The ICANN board will decide if will allow entire internet addresses to be in scripts that are not based on Latin letters.

This could potentially open up the web to more people around the world as addresses could be in characters as diverse as Arabic, Korean, Japanese, Greek, Hindi and Cyrillic – in which Russian is written.

Arabic, Korean, Japanese, Greek, Hindi and Cyrillic characters will soon appear in your browser address bar

Arabic, Korean, Japanese, Greek, Hindi and Cyrillic characters will soon appear in your browser address bar

The change will address the fact more than half of the 1.6billion internet users worldwide use languages based on alphabets other than Latin.

‘This is the biggest change technically to the internet since it was invented 40 years ago,’ Peter Dengate Thrush, chairman of the ICANN board, said.

The first Internationalised Domain Names (IDNs) could be up and running by “mid 2010″ said the president of the Internet Corporation for Assigned Names and Numbers (Icann).

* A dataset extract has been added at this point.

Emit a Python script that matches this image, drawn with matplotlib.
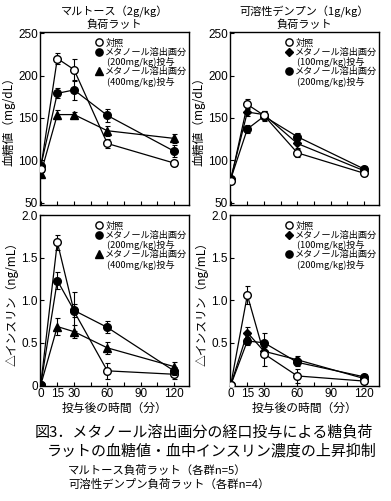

“Of the 1.6 billion internet users today worldwide, more than half use languages that have scripts that are not Latin-based,” said Rod Beckstrom at the opening of Icann’s conference in Seoul, South Korea.


“So this change is very much necessary for not only half the world’s internet users today but more than half, probably, of the future users as the internet continues to spread.”

Icann, set up by the US government, was founded in 1998 to oversee the development of the net.

Last month, after years of criticism, the US government eased its control over the non-profit body.

It signed a new agreement that gave Icann autonomy for the first time. The agreement came into effect on 1 October and puts it under the scrutiny of the global “internet community”.